Mansfield presents the revolutionary message brought by Jesus: that Israel’s God was inviting Gentiles to know and love Him. The Gospel of St. Luke is traditionally credited with underscoring Jesus’ outreach to the nations. Mansfield shows that the invitation is made in each evangelist’s account and that this gathering-in was an important aspect of our Lord’s teaching. He too finds poignancy in Jesus’ lament over Jerusalem, how He longed to gather the city’s rulers and leading citizens to Him “as a hen gathers her chicks,” and the final rejection, “but you would not.”

Mansfield misses on a few points.

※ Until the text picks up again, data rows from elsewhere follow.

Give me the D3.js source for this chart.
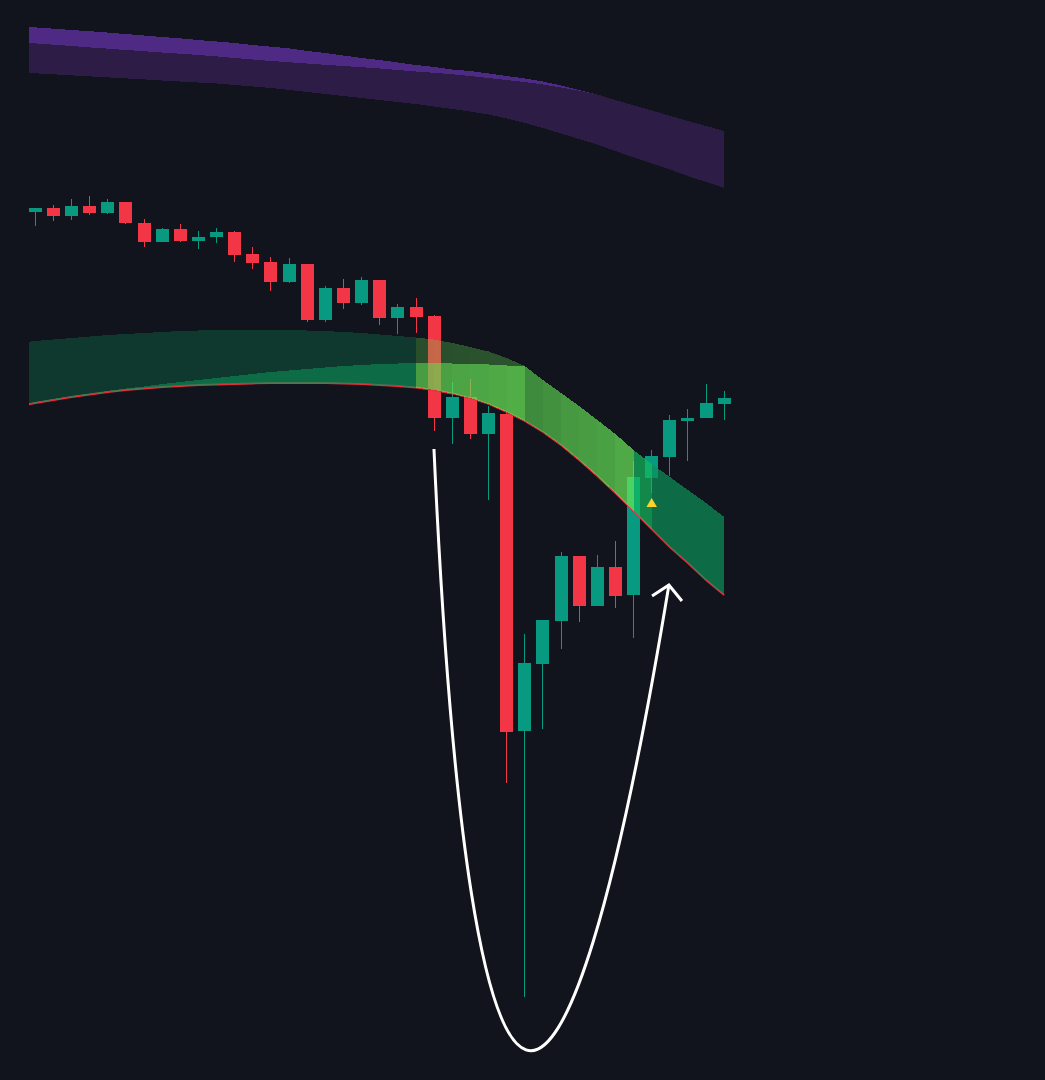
<!DOCTYPE html>
<html><head><meta charset="utf-8">
<script src="https://cdn.jsdelivr.net/npm/d3@7"></script>
<style>html,body{margin:0;padding:0;background:#11141c;overflow:hidden}</style>
</head><body><svg id="chart" width="1045" height="1080"></svg>
<script>
// ---------- DATA ----------
const bars = d3.range(39);
const open  = [99.40,99.60,99.20,99.70,99.35,99.90,98.85,97.90,98.55,97.95,98.15,98.40,97.30,96.90,95.90,96.80,94.00,95.60,94.85,96.00,94.10,94.65,94.20,89.10,90.15,88.30,89.30,73.45,76.80,78.95,82.20,79.70,81.65,80.25,86.10,87.15,88.95,89.10,89.80];
const high  = [99.60,99.75,100.05,100.20,100.05,99.90,99.05,98.60,98.80,98.45,98.60,98.45,97.65,97.15,97.10,96.80,95.70,96.05,96.15,96.00,94.80,95.10,94.25,90.90,91.05,89.70,89.45,78.30,79.00,82.40,82.20,82.25,82.95,86.95,87.50,89.25,89.55,90.80,90.45];
const low   = [98.70,98.95,99.00,99.25,99.30,98.80,97.65,97.90,97.90,97.55,97.85,96.90,96.55,95.45,95.85,93.90,93.90,94.55,94.75,93.75,93.30,93.35,88.45,87.80,88.05,85.00,70.85,60.15,73.55,77.55,78.90,79.70,79.60,78.10,85.35,86.20,86.95,89.10,89.00];
const close = [99.60,99.20,99.70,99.35,99.90,98.85,97.90,98.55,97.95,98.15,98.40,97.25,96.85,95.90,96.80,94.00,95.60,94.85,96.00,94.10,94.65,94.15,89.10,90.15,88.30,89.35,73.40,76.85,79.00,82.20,79.70,81.65,80.20,86.15,87.20,89.00,89.10,89.85,90.10];

// band series, one value per bar from index -1 to 38
const bandIndex = d3.range(-1, 39);
const cloudTop  = [92.85,92.95,93.025,93.1,93.175,93.25,93.3,93.35,93.4,93.45,93.475,93.5,93.515,93.525,93.515,93.5,93.475,93.45,93.4,93.35,93.275,93.2,93.125,93.025,92.85,92.65,92.425,92.1,91.7,91.0,90.35,89.7,89.0,88.3,87.5,86.8,86.15,85.5,84.85,84.15];
const cloudMid  = [89.7,89.9,90.05,90.2,90.325,90.45,90.575,90.675,90.8,90.9,91.0,91.1,91.2,91.3,91.4,91.475,91.55,91.625,91.7,91.75,91.8,91.825,91.85,91.85,91.825,91.8,91.775,91.725,91.7,91.0,90.35,89.7,89.0,88.3,87.5,86.8,86.15,85.5,84.85,84.15];
const cloudBase = [89.675,89.85,90.0,90.15,90.275,90.4,90.5,90.575,90.65,90.7,90.75,90.775,90.8,90.825,90.85,90.85,90.85,90.85,90.825,90.8,90.75,90.7,90.625,90.5,90.325,90.1,89.8,89.4,88.95,88.4,87.75,87.0,86.2,85.35,84.45,83.55,82.65,81.85,81.0,80.25];
// cloud tone for the segment starting at each bar: 0 = base, >0 = surge strength, -1 = flip
const cloudStrength = [0,0,0,0,0,0,0,0,0,0,0,0,0,0,0,0,0,0,0,0,0,0,0.5,0.62,0.72,0.78,0.88,1.0,0.05,0.2,0.4,0.5,0.65,0.85,-1,0,0,0,0,0];

const ribbonTop  = [108.7,108.63,108.565,108.5,108.44,108.37,108.3,108.225,108.15,108.08,108.0,107.925,107.85,107.75,107.665,107.58,107.45,107.35,107.225,107.1,107.0,106.875,106.75,106.65,106.525,106.45,106.325,106.2,106.075,105.925,105.725,105.5,105.275,105.0,104.735,104.475,104.21,103.95,103.7,103.45];
const ribbonMid  = [107.9,107.83,107.765,107.7,107.63,107.57,107.5,107.44,107.375,107.315,107.25,107.18,107.1,107.025,106.95,106.89,106.825,106.76,106.7,106.64,106.575,106.5,106.425,106.36,106.29,106.2,106.1,106.0,105.9,105.775,105.625,105.46,105.275,105.0,104.735,104.475,104.21,103.95,103.7,103.45];
const ribbonBase = [106.375,106.335,106.285,106.23,106.18,106.13,106.08,106.03,105.975,105.925,105.875,105.825,105.75,105.675,105.6,105.5,105.4,105.3,105.2,105.1,105.0,104.9,104.8,104.675,104.55,104.425,104.275,104.075,103.85,103.6,103.325,103.05,102.775,102.45,102.125,101.825,101.525,101.2,100.9,100.6];

const buySignals = [34];
// annotation arrow (bar index, price)
const arrowCurve = [[21.99,87.55],[23.98,48.0],[29.22,49.25],[34.95,80.75]];
const arrowHead  = [[34.02,80.2],[34.95,80.75],[35.67,79.95]];

// ---------- CHART ----------
const W = 1045, H = 1080;
const svg = d3.select('#chart');
const x = d3.scaleLinear().domain([0, 38]).range([35.3, 724.2]);
const y = d3.scaleLinear().domain([110, 56]).range([0, 1080]);
const bodyW = 13;

svg.append('rect').attr('width', W).attr('height', H).attr('fill', '#11141c');

const leftEdge = Math.round(x(0) - bodyW / 2);
svg.append('defs').append('clipPath').attr('id', 'plotClip')
  .append('rect').attr('x', leftEdge).attr('y', 0).attr('width', W - leftEdge).attr('height', H);

const band = bandIndex.map((b, k) => ({
  i: b, a: cloudTop[k], m: cloudMid[k], c: cloudBase[k],
  pt: ribbonTop[k], pm: ribbonMid[k], pb: ribbonBase[k], s: cloudStrength[k]
}));

// purple ribbon
const gRib = svg.append('g').attr('clip-path', 'url(#plotClip)');
gRib.append('path').datum(band)
  .attr('d', d3.area().x(d => x(d.i)).y0(d => y(d.pm)).y1(d => y(d.pt)))
  .attr('fill', '#4e2a84').attr('shape-rendering', 'crispEdges');
gRib.append('path').datum(band)
  .attr('d', d3.area().x(d => x(d.i)).y0(d => y(d.pb)).y1(d => y(d.pm)))
  .attr('fill', '#2d1d46').attr('shape-rendering', 'crispEdges');

// candles
const up = '#089981', down = '#f23645';
const candles = bars.map(i => ({ i, o: open[i], h: high[i], l: low[i], c: close[i] }));
const gC = svg.append('g').attr('shape-rendering', 'crispEdges');
candles.forEach(d => {
  const col = d.c >= d.o ? up : down;
  const left = Math.round(x(d.i) - bodyW / 2);
  const yh = Math.round(y(d.h)), yl = Math.round(y(d.l));
  gC.append('rect').attr('x', left + 6).attr('y', yh).attr('width', 1).attr('height', Math.max(1, yl - yh)).attr('fill', col);
  const yt = Math.round(y(Math.max(d.o, d.c))), yb = Math.round(y(Math.min(d.o, d.c)));
  gC.append('rect').attr('x', left).attr('y', yt).attr('width', bodyW).attr('height', Math.max(2, yb - yt)).attr('fill', col);
});

// cloud
const gCloud = svg.append('g').attr('clip-path', 'url(#plotClip)');
gCloud.append('path').datum(band)
  .attr('d', d3.line().x(d => x(d.i)).y(d => y(d.c)))
  .attr('fill', 'none').attr('stroke', '#e0303c').attr('stroke-width', 1.8);

function toneColor(s) {
  if (s === 0) return '#0c9058';
  if (s < 0) return '#12bb5f';
  return d3.interpolateRgb('#52bb4b', '#6cf05a')(s);
}
// group consecutive segments with the same tone
const runs = [];
for (let k = 0; k < band.length - 1; k++) {
  const col = toneColor(band[k].s);
  const last = runs[runs.length - 1];
  if (last && last.col === col) last.end = k + 1;
  else runs.push({ col, start: k, end: k + 1 });
}
const upperArea = d3.area().x(d => x(d.i)).y0(d => y(d.m)).y1(d => y(d.a));
const lowerArea = d3.area().x(d => x(d.i)).y0(d => y(d.c)).y1(d => y(d.m));
runs.forEach(r => {
  const seg = band.slice(r.start, r.end + 1);
  gCloud.append('path').datum(seg).attr('d', upperArea)
    .attr('fill', r.col).attr('fill-opacity', 0.3).attr('shape-rendering', 'crispEdges');
  gCloud.append('path').datum(seg).attr('d', lowerArea)
    .attr('fill', r.col).attr('fill-opacity', 0.7).attr('shape-rendering', 'crispEdges');
});

// buy signal markers
svg.append('g').selectAll('path').data(buySignals).join('path')
  .attr('d', d3.symbol(d3.symbolTriangle, 48))
  .attr('transform', i => `translate(${x(i)},${y(low[i]) + 11})`)
  .attr('fill', '#fcd22a');

// annotation arrow
const p = d3.path();
const P = arrowCurve.map(([i, v]) => [x(i), y(v)]);
p.moveTo(P[0][0], P[0][1]);
p.bezierCurveTo(P[1][0], P[1][1], P[2][0], P[2][1], P[3][0], P[3][1]);
svg.append('path').attr('d', p.toString()).attr('fill', 'none')
  .attr('stroke', '#ffffff').attr('stroke-width', 3).attr('stroke-linecap', 'butt');
svg.append('path').datum(arrowHead)
  .attr('d', d3.line().x(d => x(d[0])).y(d => y(d[1])))
  .attr('fill', 'none').attr('stroke', '#ffffff').attr('stroke-width', 3)
  .attr('stroke-linejoin', 'miter').attr('stroke-linecap', 'butt');
</script>
</body></html>
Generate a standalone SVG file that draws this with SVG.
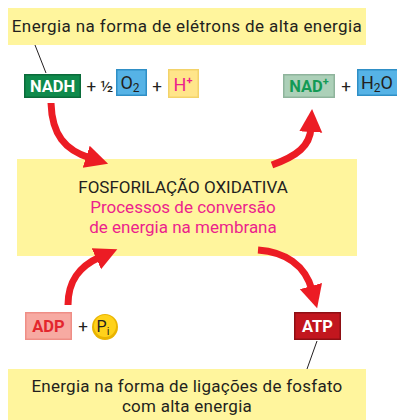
<svg xmlns="http://www.w3.org/2000/svg" width="397" height="420" viewBox="0 0 397 420">
<defs>
<style>
text{font-family:Roboto,"Liberation Sans",sans-serif;}
.lbl{font-size:17px;fill:#231f20;text-anchor:middle;}
.plus{font-size:17px;fill:#231f20;text-anchor:middle;}
.yel{fill:#fff59d;}
.arr{fill:none;stroke:#ec1c24;stroke-width:7;}
.lead{stroke:#231f20;stroke-width:1;fill:none;}
.bt{font-weight:bold;font-size:16.5px;text-anchor:middle;}
.mid{font-size:17px;text-anchor:middle;}
</style>
<marker id="ah" markerUnits="userSpaceOnUse" markerWidth="25" markerHeight="25" refX="4" refY="12.5" orient="auto" viewBox="0 0 25 25">
<path d="M0,1 L23,12.5 L0,24 Z" fill="#ec1c24"/>
</marker>
</defs>

<g id="top-label">
<rect class="yel" x="8" y="8" width="358" height="37"/>
<text class="lbl" x="187" y="32" letter-spacing="0.4">Energia na forma de elétrons de alta energia</text>
</g>

<g id="NADH">
<rect x="24" y="74" width="57" height="24" fill="#0a6b3a"/>
<rect x="25.5" y="75.5" width="54" height="21" fill="#0f8a4c"/>
<text class="bt" x="52.5" y="92" fill="#ffffff">NADH</text>
</g>
<text class="plus" x="100" y="92">+ ½</text>
<g id="O2">
<rect x="116" y="69" width="31" height="27" fill="#2f8fc6"/>
<rect x="117.5" y="70.5" width="28" height="24" fill="#56b3e6"/>
<text x="130" y="89" font-size="18" fill="#231f20" text-anchor="middle">O<tspan font-size="12" dy="3">2</tspan></text>
</g>
<text class="plus" x="157" y="92">+</text>
<g id="Hplus">
<rect x="168" y="69" width="31" height="29" fill="#f3d36a"/>
<rect x="169.5" y="70.5" width="28" height="26" fill="#ffe58a"/>
<text x="183" y="91" font-size="18" fill="#ec1f8c" text-anchor="middle">H<tspan font-size="11" font-weight="bold" dy="-7">+</tspan></text>
</g>

<g id="NADplus">
<rect x="283" y="74" width="52" height="24" fill="#8fb49c"/>
<rect x="284.5" y="75.5" width="49" height="21" fill="#acd0b8"/>
<text x="309" y="92" font-size="16.5" font-weight="bold" fill="#139a55" text-anchor="middle">NAD<tspan font-size="11" dy="-7">+</tspan></text>
</g>
<text class="plus" x="346" y="92">+</text>
<g id="H2O">
<rect x="357" y="69" width="42" height="27" fill="#2f8fc6"/>
<rect x="358.5" y="70.5" width="39" height="24" fill="#56b3e6"/>
<text x="377" y="89" font-size="18" fill="#231f20" text-anchor="middle">H<tspan font-size="12" dy="3">2</tspan><tspan dy="-3">O</tspan></text>
</g>

<g id="process">
<rect class="yel" x="17" y="159" width="340" height="97"/>
<text class="mid" x="183" y="193" fill="#231f20">FOSFORILAÇÃO OXIDATIVA</text>
<text class="mid" x="183" y="213" fill="#ec1f8c">Processos de conversão</text>
<text class="mid" x="183" y="233" fill="#ec1f8c">de energia na membrana</text>
</g>

<g id="ADP">
<rect x="25" y="312" width="47" height="28" fill="#ef8e86"/>
<rect x="26.5" y="313.5" width="44" height="25" fill="#f7aaa2"/>
<text class="bt" x="48.5" y="332" fill="#e3262d">ADP</text>
</g>
<text class="plus" x="83" y="332">+</text>
<g id="Pi">
<circle cx="105" cy="327" r="13" fill="#e9b400"/>
<circle cx="105" cy="326" r="11" fill="#ffd21a"/>
<text x="103" y="332" font-size="16" fill="#231f20" text-anchor="middle">P<tspan font-size="11" dy="3">i</tspan></text>
</g>

<g id="ATP">
<rect x="294" y="312" width="47" height="28" fill="#8e0f14"/>
<rect x="295.5" y="313.5" width="44" height="25" fill="#c2161e"/>
<text class="bt" x="317.5" y="332" fill="#ffffff">ATP</text>
</g>

<g id="bottom-label">
<rect class="yel" x="8" y="369" width="358" height="51"/>
<text class="lbl" x="187" y="392" letter-spacing="0.25">Energia na forma de ligações de fosfato</text>
<text class="lbl" x="187" y="412" letter-spacing="0.25">com alta energia</text>
</g>

<g id="connectors">
<path class="lead" d="M35,45 L46,73"/>
<path class="lead" d="M317,341 L307,369"/>
<path class="arr" marker-end="url(#ah)" d="M51,103 C52,135 65,150 90,158"/>
<path class="arr" marker-end="url(#ah)" d="M272,165 C297,156 310,146 311,128"/>
<path class="arr" marker-end="url(#ah)" d="M68,305 C68,280 80,266 100,257"/>
<path class="arr" marker-end="url(#ah)" d="M258,250 C285,252 305,265 312,290"/>
</g>
</svg>
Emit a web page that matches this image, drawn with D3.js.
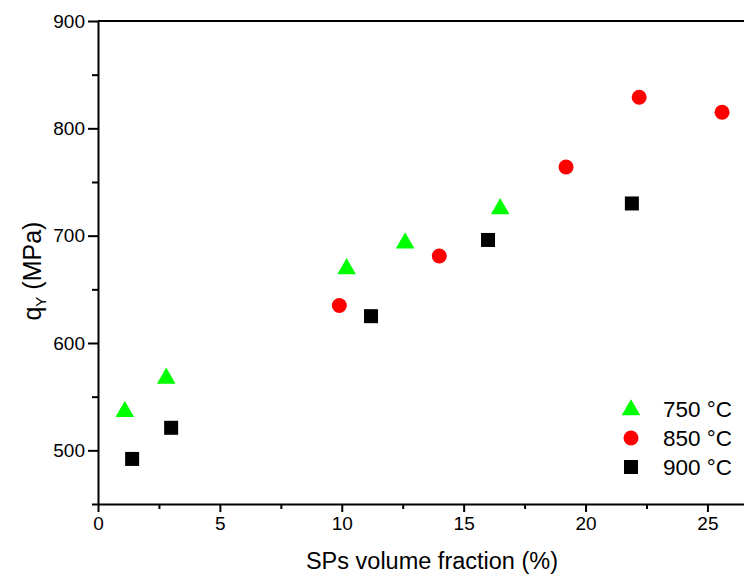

For example, despite Jesus having “brothers and sisters,” they are not Mary’s children. He subscribes to St. Jerome’s mistaken notion that the execution ground, Golgotha, the “Place of the Skull,” had earned its name because the skulls of criminals were left strewn about the area. This despite the prohibition in Scripture against leaving the bodies of criminals unburied and the innate Jewish cultural attachment to cleanliness so remarkable in the ancient world. Lastly, he remains silent about the connection between the Last Supper on Thursday night and the bloody sacrifice of the cross on Friday. This may be beyond the scope of Mansfield’s work, but he raises the fact that much of Jesus’ teaching took place in the setting of a meal.

In an odd coincidence, Killing Jesus has the same title as another book-length discussion of Christ’s death, co-written and promoted by Fox News commentator Bill O’Reilly [reviewed by this writer in the Dec. 2013 NOR — Ed.] and released within five months of Mansfield’s book. Notwithstanding some minor drawbacks, this Killing Jesus is highly readable and powerfully written — in contrast to O’Reilly’s — with fascinating asides that go far in making the simpler time in which Jesus lived come alive for modern readers.